The purchase of ingredients for last Saturday’s Asian feast necessitated at least three trips to markets around Perth city for meat, vegetables, oriental groceries and bamboo steamers. During one such trip, I spied a punnet of translucent red jewels, fat and delicate against their woody green stalks. I immediately recognized them as redcurrants and being the food nerd that I am, my heart skipped a happy beat.
Needless to say, I squirreled the punnet home in a calico bag with some fresh limes, various leaves, organic peaches and two green mangoes. It took me a few days to work out what to do with them (as I’ve never used fresh or frozen redcurrants before) but after some internet trawling I discovered this relish recipe from BBC Good Food.
As an English ex-pat, I grew up eating various types of condiments with my Christmas meat; cranberry sauce, redcurrant jelly, chunky apple sauce and booze-spiked gravy. As I’ve grown older, our Christmas fare has transitioned slightly from traditional turkey to cold seafood and summer pudding; however, I still love a thick slice of roast ham or turkey with a dollop of piquant fruit relish.
This particular relish is all kinds of beautiful – glossy, dark and sticky, sweetly acidic and crimson-stained. I dolloped it over beef burgers last night with fine cheddar, creamy avocado and spinach leaves (it’s the Australian summer, after all) however it would be equally good as an accompaniment to your turkey or ham on Christmas day.
Wishing you all a wonderful festive season; may the final week before Christmas be beautiful, calm, organized and memorable in the best of ways.
Spiced Redcurrant and Onion Relish
Makes approximately 1 cup (250ml)
- 100g redcurrants (fresh or frozen), stripped from stalks
- 1 red Spanish onion, peeled and finely sliced
- 1 medium red chilli, chopped (remove seeds if you’re not fond of chilli heat)
- 1/2 red pepper (capsicum), de-seeded and diced
- 1 large garlic clove, crushed
- 1 small knob (about 1.5cm) fresh ginger, peeled and finely grated
- 1 tbsp olive oil
- 100ml red wine vinegar
- 70g dark muscovado sugar
- 1/2 tsp Chinese five spice powder
Heat the oil in a heavy based saucepan over medium heat. Add in the onions and peppers, fry until charred and softened. Remove from pan and set aside.
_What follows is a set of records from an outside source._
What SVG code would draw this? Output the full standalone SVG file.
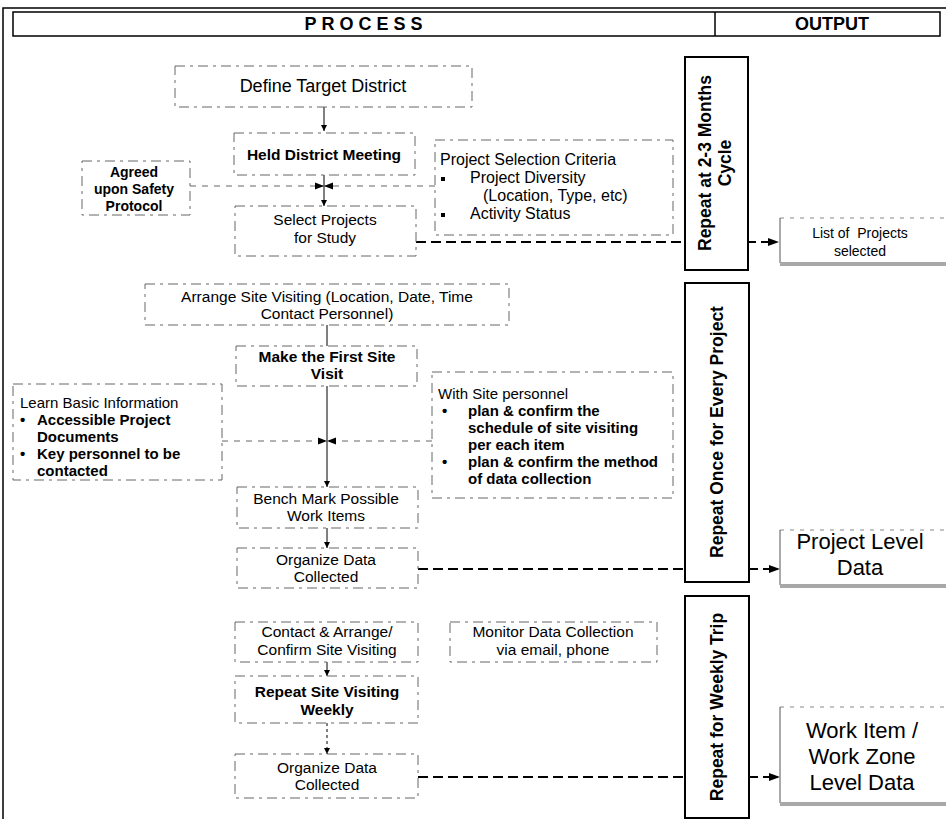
<svg xmlns="http://www.w3.org/2000/svg" width="946" height="819" viewBox="0 0 946 819">
<defs>
<marker id="ah" viewBox="0 0 10 10" refX="10" refY="5" markerWidth="6" markerHeight="6" orient="auto" markerUnits="userSpaceOnUse"><path d="M0,0 L10,5 L0,10 Z" fill="#000"/></marker>
<marker id="ahb" viewBox="0 0 10 10" refX="10" refY="5" markerWidth="9" markerHeight="9" orient="auto" markerUnits="userSpaceOnUse"><path d="M0,1 L10,5 L0,9 Z" fill="#000"/></marker>
</defs>
<style>
text{font-family:"Liberation Sans",Arial,sans-serif;fill:#000}
.t{font-size:15.5px}
.tb{font-size:15.5px;font-weight:bold}
.tl{font-size:15px}
.bl{font-size:15px;font-weight:bold}
.c{text-anchor:middle}
.pb{fill:none;stroke:#666;stroke-width:1;stroke-dasharray:10 5 3 5}
.rep{fill:#fff;stroke:#000;stroke-width:2}
.rt{font-size:17.5px;font-weight:bold;text-anchor:middle}
.ot{font-size:22px;text-anchor:middle}
.os{font-size:14px;text-anchor:middle}
.conn{fill:none;stroke:#000;stroke-width:2;stroke-dasharray:10 5}
.side{fill:none;stroke:#666;stroke-width:1;stroke-dasharray:6 6}
.ar{fill:none;stroke:#000;stroke-width:1}
.ol{fill:none;stroke:#555;stroke-width:1}
.otop{fill:none;stroke:#888;stroke-width:1;stroke-dasharray:4 6}
.sh{fill:#a8a8a8}
</style>
<rect width="946" height="819" fill="#fff"/>
<g id="frame">
<path d="M3,819 V8 H946" fill="none" stroke="#000" stroke-width="1.5"/>
<rect x="13" y="12" width="927" height="24" fill="none" stroke="#000" stroke-width="1.5"/>
<line x1="715" y1="12" x2="715" y2="36" stroke="#000" stroke-width="1.5"/>
<text x="366" y="30" style="font-size:18px;font-weight:bold;letter-spacing:5px" class="c">PROCESS</text>
<text x="832" y="30" style="font-size:18px;font-weight:bold" class="c">OUTPUT</text>
</g>
<g id="connectors">
<line class="ar" x1="324" y1="107" x2="324" y2="131" marker-end="url(#ah)"/>
<line class="ar" x1="324" y1="175" x2="324" y2="206" marker-end="url(#ah)"/>
<line class="side" x1="190" y1="186" x2="324" y2="186" marker-end="url(#ahb)"/>
<line class="side" x1="435" y1="186" x2="324" y2="186" marker-end="url(#ahb)"/>
<line class="ar" x1="327" y1="325" x2="327" y2="346"/>
<line class="ar" x1="327" y1="386" x2="327" y2="487" marker-end="url(#ah)"/>
<line class="side" x1="222" y1="441" x2="327" y2="441" marker-end="url(#ahb)"/>
<line class="side" x1="432" y1="441" x2="327" y2="441" marker-end="url(#ahb)"/>
<line class="ar" x1="327" y1="528" x2="327" y2="548" marker-end="url(#ah)"/>
<line class="ar" x1="327" y1="662" x2="327" y2="676" marker-end="url(#ah)"/>
<line class="ar" x1="327" y1="723" x2="327" y2="754" marker-end="url(#ah)" stroke-dasharray="3 3"/>
<line class="conn" x1="416" y1="242" x2="776" y2="242"/>
<line class="conn" x1="418" y1="569" x2="777" y2="569"/>
<line class="conn" x1="418" y1="777" x2="777" y2="777"/>
<path d="M768,238 L779,242 L768,246 Z" fill="#000"/>
<path d="M769,565 L780,569 L769,573 Z" fill="#000"/>
<path d="M769,773 L780,777 L769,781 Z" fill="#000"/>
</g>
<g id="define">
<rect class="pb" x="175" y="66" width="297" height="41"/>
<text x="323" y="92" class="c" style="font-size:18px">Define Target District</text>
</g>
<g id="held">
<rect class="pb" x="234" y="133" width="181" height="42"/>
<text x="324" y="160" class="tb c">Held District Meeting</text>
</g>
<g id="agreed">
<rect class="pb" x="82" y="161" width="108" height="54"/>
<text x="134" y="177" class="c" style="font-size:14px;font-weight:bold">Agreed</text>
<text x="134" y="194" class="c" style="font-size:14px;font-weight:bold">upon Safety</text>
<text x="134" y="211" class="c" style="font-size:14px;font-weight:bold">Protocol</text>
</g>
<g id="select">
<rect class="pb" x="235" y="206" width="181" height="50"/>
<text x="325" y="225" class="t c">Select Projects</text>
<text x="325" y="243" class="t c">for Study</text>
</g>
<g id="criteria">
<rect class="pb" x="435" y="140" width="238" height="95"/>
<text x="440" y="165" style="font-size:16px">Project Selection Criteria</text>
<rect x="441" y="177" width="4" height="4" fill="#000"/>
<text x="470" y="183" style="font-size:16px">Project Diversity</text>
<text x="483" y="201" style="font-size:16px">(Location, Type, etc)</text>
<rect x="441" y="213" width="4" height="4" fill="#000"/>
<text x="470" y="219" style="font-size:16px">Activity Status</text>
</g>
<g id="repeat1">
<rect class="rep" x="685" y="57" width="63" height="213"/>
<text transform="translate(711,163) rotate(-90)" class="rt">Repeat at 2-3 Months</text>
<text transform="translate(731,163) rotate(-90)" class="rt">Cycle</text>
</g>
<g id="list">
<line class="otop" x1="780" y1="218" x2="946" y2="218"/>
<line class="ol" x1="780" y1="218" x2="780" y2="263"/>
<rect class="sh" x="780" y="262" width="166" height="4"/>
<text x="860" y="238" class="os" style="white-space:pre">List of  Projects</text>
<text x="860" y="256" class="os">selected</text>
</g>
<g id="arrange">
<rect class="pb" x="145" y="284" width="364" height="41"/>
<text x="327" y="302" class="t c">Arrange Site Visiting (Location, Date, Time</text>
<text x="327" y="319" class="t c">Contact Personnel)</text>
</g>
<g id="firstvisit">
<rect class="pb" x="236" y="346" width="181" height="40"/>
<text x="327" y="362" class="tb c">Make the First Site</text>
<text x="327" y="379" class="tb c">Visit</text>
</g>
<g id="learn">
<rect class="pb" x="13" y="384" width="209" height="96"/>
<text x="20" y="408" class="tl">Learn Basic Information</text>
<text x="20" y="425" class="bl">•</text>
<text x="37" y="425" class="bl">Accessible Project</text>
<text x="37" y="442" class="bl">Documents</text>
<text x="20" y="459" class="bl">•</text>
<text x="37" y="459" class="bl">Key personnel to be</text>
<text x="37" y="476" class="bl">contacted</text>
</g>
<g id="withsite">
<rect class="pb" x="432" y="372" width="241" height="126"/>
<text x="438" y="399" class="tl">With Site personnel</text>
<text x="442" y="416" class="bl">•</text>
<text x="468" y="416" class="bl">plan &amp; confirm the</text>
<text x="468" y="433" class="bl">schedule of site visiting</text>
<text x="468" y="450" class="bl">per each item</text>
<text x="442" y="467" class="bl">•</text>
<text x="468" y="467" class="bl">plan &amp; confirm the method</text>
<text x="468" y="484" class="bl">of data collection</text>
</g>
<g id="bench">
<rect class="pb" x="237" y="487" width="181" height="41"/>
<text x="326" y="504" class="t c">Bench Mark Possible</text>
<text x="326" y="521" class="t c">Work Items</text>
</g>
<g id="organize1">
<rect class="pb" x="237" y="548" width="181" height="40"/>
<text x="326" y="565" class="t c">Organize Data</text>
<text x="326" y="582" class="t c">Collected</text>
</g>
<g id="repeat2">
<rect class="rep" x="685" y="283" width="64" height="299"/>
<text transform="translate(723,432) rotate(-90)" class="rt">Repeat Once for Every Project</text>
</g>
<g id="projectlevel">
<line class="otop" x1="780" y1="530" x2="946" y2="530"/>
<line class="ol" x1="780" y1="530" x2="780" y2="585"/>
<rect class="sh" x="780" y="584" width="166" height="4"/>
<text x="860" y="549" class="ot">Project Level</text>
<text x="860" y="575" class="ot">Data</text>
</g>
<g id="contact">
<rect class="pb" x="235" y="622" width="183" height="40"/>
<text x="327" y="637" class="t c">Contact &amp; Arrange/</text>
<text x="327" y="655" class="t c">Confirm Site Visiting</text>
</g>
<g id="repeatsite">
<rect class="pb" x="235" y="676" width="183" height="47"/>
<text x="327" y="697" class="tb c">Repeat Site Visiting</text>
<text x="327" y="715" class="tb c">Weekly</text>
</g>
<g id="organize2">
<rect class="pb" x="235" y="754" width="183" height="44"/>
<text x="327" y="773" class="t c">Organize Data</text>
<text x="327" y="790" class="t c">Collected</text>
</g>
<g id="monitor">
<rect class="pb" x="450" y="622" width="207" height="40"/>
<text x="553" y="637" class="t c">Monitor Data Collection</text>
<text x="553" y="655" class="t c">via email, phone</text>
</g>
<g id="repeat3">
<rect class="rep" x="685" y="596" width="64" height="222"/>
<text transform="translate(723,707) rotate(-90)" class="rt">Repeat for Weekly Trip</text>
</g>
<g id="workitem">
<line class="otop" x1="780" y1="707" x2="946" y2="707"/>
<line class="ol" x1="780" y1="707" x2="780" y2="803"/>
<rect class="sh" x="780" y="802" width="166" height="4"/>
<text x="862" y="738" class="ot">Work Item /</text>
<text x="862" y="764" class="ot">Work Zone</text>
<text x="862" y="790" class="ot">Level Data</text>
</g>
</svg>
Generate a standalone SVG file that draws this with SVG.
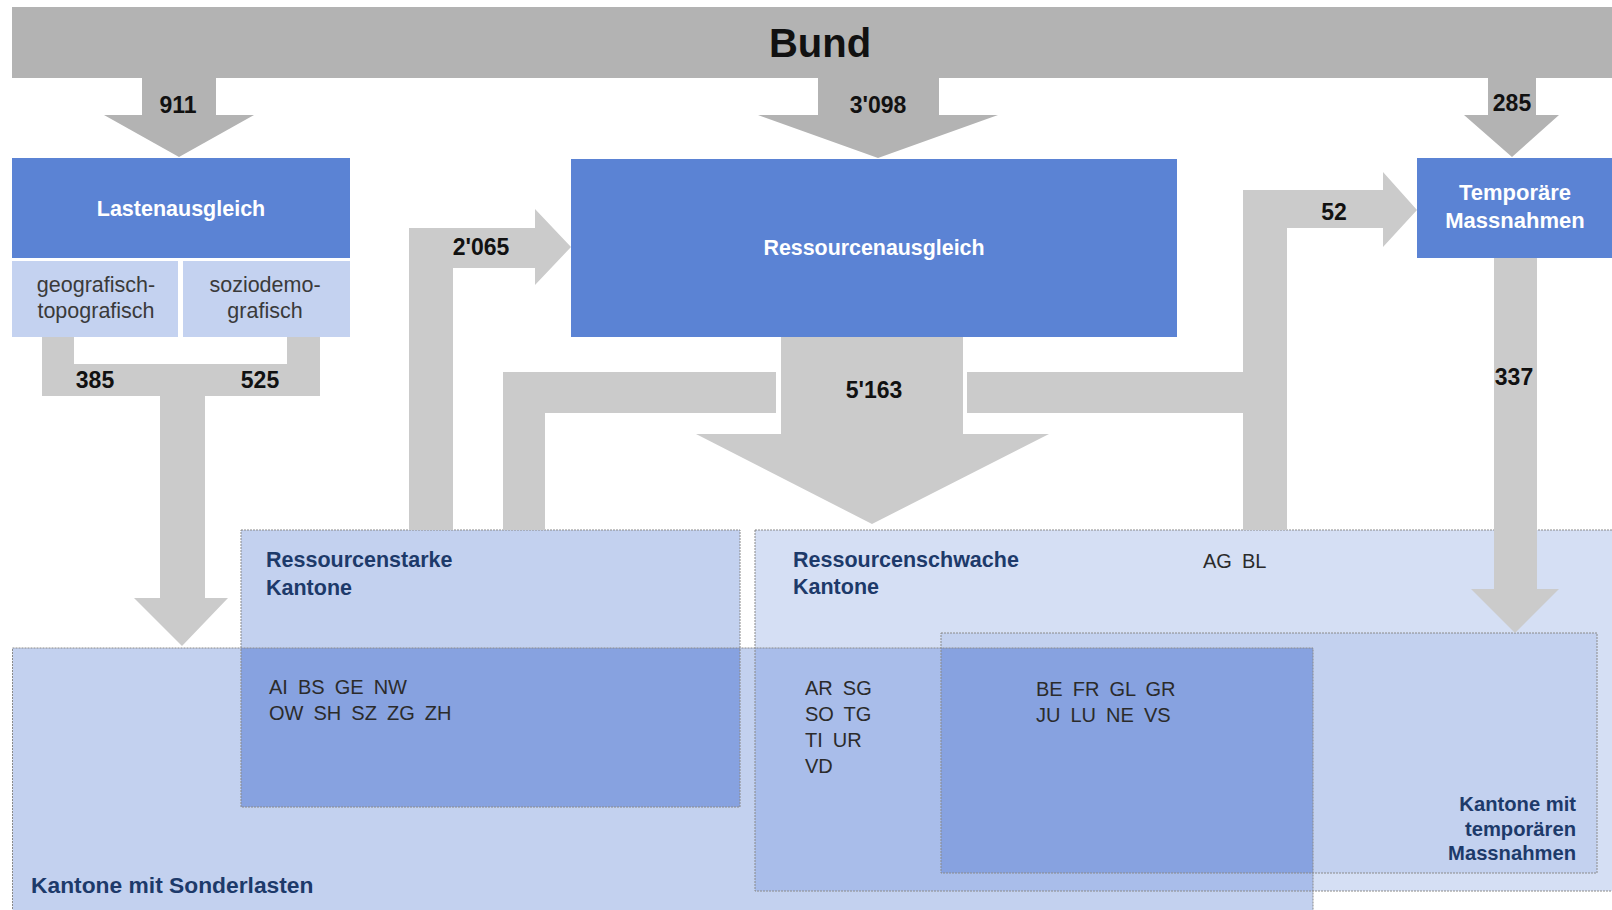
<svg xmlns="http://www.w3.org/2000/svg" width="1612" height="910" viewBox="0 0 1612 910">
<style>
  .bg{fill:#ffffff}
  .bund{fill:#b3b3b3}
  .flow{fill:#cbcbcb}
  .blue{fill:#5b83d4}
  .sub{fill:#c4d2f0}
  .fS{fill:#c3d1ef}
  .fW{fill:#d5dff4}
  .fM{fill:#a9bdea}
  .fD{fill:#87a2e0}
  .border{fill:none;stroke:#8a8a8a;stroke-width:1;stroke-dasharray:2 1}
  text{font-family:"Liberation Sans",Arial,sans-serif}
  .num{font-weight:bold;font-size:23px;fill:#111111;text-anchor:middle}
  .wt{font-weight:bold;fill:#ffffff;text-anchor:middle}
  .subt{font-size:21.5px;fill:#3a3a3a;text-anchor:middle}
  .rl{font-weight:bold;font-size:21.5px;fill:#1d3a6a}
  .rl2{font-weight:bold;font-size:20.2px;fill:#1d3a6a;text-anchor:end}
  .code{font-size:20px;fill:#2b2b2b;word-spacing:4.5px}
</style>
<rect class="bg" x="0" y="0" width="1612" height="910"/>

<g id="region-fills">
  <rect class="fS" x="12.5" y="648" width="1300.5" height="270"/>
  <rect class="fW" x="755" y="530" width="860" height="361"/>
  <rect class="fS" x="241" y="530" width="499" height="277"/>
  <rect class="fS" x="941" y="633" width="656" height="240"/>
  <rect class="fD" x="241" y="648" width="499" height="159"/>
  <rect class="fM" x="755" y="648" width="186" height="243"/>
  <rect class="fD" x="941" y="648" width="372" height="225"/>
  <rect class="fM" x="941" y="873" width="372" height="18"/>
</g>

<g id="node-sonderlasten">
  <rect class="border" x="12.5" y="648" width="1300.5" height="270"/>
  <text class="rl" x="31" y="893" style="font-size:22.8px">Kantone mit Sonderlasten</text>
</g>

<g id="node-ressourcenschwach">
  <rect class="border" x="755" y="530" width="870" height="361"/>
  <text class="rl" x="793" y="567">Ressourcenschwache</text>
  <text class="rl" x="793" y="594">Kantone</text>
  <text class="code" x="1203" y="568">AG BL</text>
  <text class="code" x="805" y="695">AR SG</text>
  <text class="code" x="805" y="721">SO TG</text>
  <text class="code" x="805" y="747">TI UR</text>
  <text class="code" x="805" y="773">VD</text>
</g>

<g id="node-ressourcenstark">
  <rect class="border" x="241" y="530" width="499" height="277"/>
  <text class="rl" x="266" y="567">Ressourcenstarke</text>
  <text class="rl" x="266" y="595">Kantone</text>
  <text class="code" x="269" y="694">AI BS GE NW</text>
  <text class="code" x="269" y="720">OW SH SZ ZG ZH</text>
</g>

<g id="node-temporaere-kantone">
  <rect class="border" x="941" y="633" width="656" height="240"/>
  <text class="code" x="1036" y="696">BE FR GL GR</text>
  <text class="code" x="1036" y="722">JU LU NE VS</text>
  <text class="rl2" x="1576" y="811">Kantone mit</text>
  <text class="rl2" x="1576" y="836">temporären</text>
  <text class="rl2" x="1576" y="860">Massnahmen</text>
</g>

<g id="connectors">
  <polygon class="bund" points="142,77 216,77 216,115 254,115 179,157 104,115 142,115"/>
  <polygon class="bund" points="818,77 939,77 939,115 998,115 878,158 758,115 818,115"/>
  <polygon class="bund" points="1488,77 1536,77 1536,115 1559,115 1512,157 1464,115 1488,115"/>
  <polygon class="flow" points="42,337 74,337 74,364 287,364 287,337 320,337 320,396 205,396 205,598 228,598 182,646 134,598 160,598 160,396 42,396"/>
  <polygon class="flow" points="409,530 409,228 535,228 535,209 571,247 535,285 535,268 453,268 453,530"/>
  <polygon class="flow" points="781,336 963,336 963,434 1049,434 872,524 696,434 781,434"/>
  <polygon class="flow" points="776,372 776,413 545,413 545,530 503,530 503,372"/>
  <polygon class="flow" points="967,372 1243,372 1243,190 1383,190 1383,172 1417,210 1383,247 1383,228 1287,228 1287,530 1243,530 1243,413 967,413"/>
  <polygon class="flow" points="1494,258 1537,258 1537,589 1559,589 1515,633 1471,589 1494,589"/>
  <text class="num" x="178" y="113">911</text>
  <text class="num" x="878" y="113">3'098</text>
  <text class="num" x="1512" y="111">285</text>
  <text class="num" x="481" y="255">2'065</text>
  <text class="num" x="95" y="388">385</text>
  <text class="num" x="260" y="388">525</text>
  <text class="num" x="874" y="398">5'163</text>
  <text class="num" x="1334" y="220">52</text>
  <text class="num" x="1514" y="385">337</text>
</g>

<g id="node-bund">
  <rect class="bund" x="12" y="7" width="1600" height="71"/>
  <text x="820" y="57" font-size="40" font-weight="bold" fill="#111111" text-anchor="middle">Bund</text>
</g>

<g id="node-lastenausgleich">
  <rect class="blue" x="12" y="158" width="338" height="100"/>
  <text class="wt" x="181" y="216" font-size="21.5">Lastenausgleich</text>
  <rect class="sub" x="12" y="261" width="166" height="76"/>
  <rect class="sub" x="183" y="261" width="167" height="76"/>
  <text class="subt" x="96" y="292">geografisch-</text>
  <text class="subt" x="96" y="318">topografisch</text>
  <text class="subt" x="265" y="292">soziodemo-</text>
  <text class="subt" x="265" y="318">grafisch</text>
</g>

<g id="node-ressourcenausgleich">
  <rect class="blue" x="571" y="159" width="606" height="178"/>
  <text class="wt" x="874" y="255" font-size="21.4">Ressourcenausgleich</text>
</g>

<g id="node-temporaere-massnahmen">
  <rect class="blue" x="1417" y="158" width="195" height="100"/>
  <text class="wt" x="1515" y="200" font-size="22">Temporäre</text>
  <text class="wt" x="1515" y="228" font-size="22">Massnahmen</text>
</g>
</svg>
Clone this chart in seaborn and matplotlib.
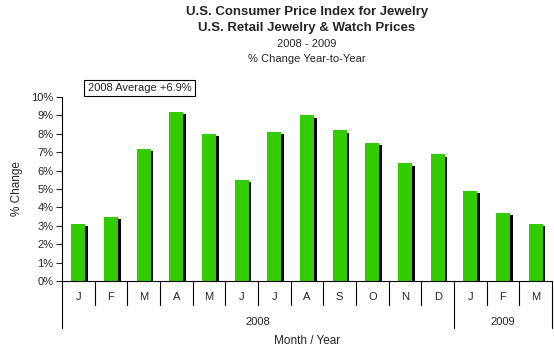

In the same pan, add half your vinegar, the chilli and garlic. Boil for 2 minutes, stirring occasionally. When the aromatics have softened, return the onion and pepper mixture to the pot, adding in the rest of the vinegar, spice, sugar and 1/2 tsp salt.
Simmer until the mixture thickens to a syrupy consistency. Add in the redcurrants and simmer on low-medium for five minutes or until some of the berries burst and the liquid becomes syrupy.
When sticky and aromatic, pour the mixture into a sterilised jar (process the jar in a boiling water bath if you intend to keep the relish long term). Seal and store for up to 1 month unprocessed (in the refrigerator) or 12-18 months if processed (in a cool, dark place).
Enjoy generously dolloped onto burgers, with cold meats, spiced sausages or slathered over fresh crusty bread with butter and English cheddar. This would also make a delicious condiment on a cheese platter with wholemeal crackers and oozing ripe brie.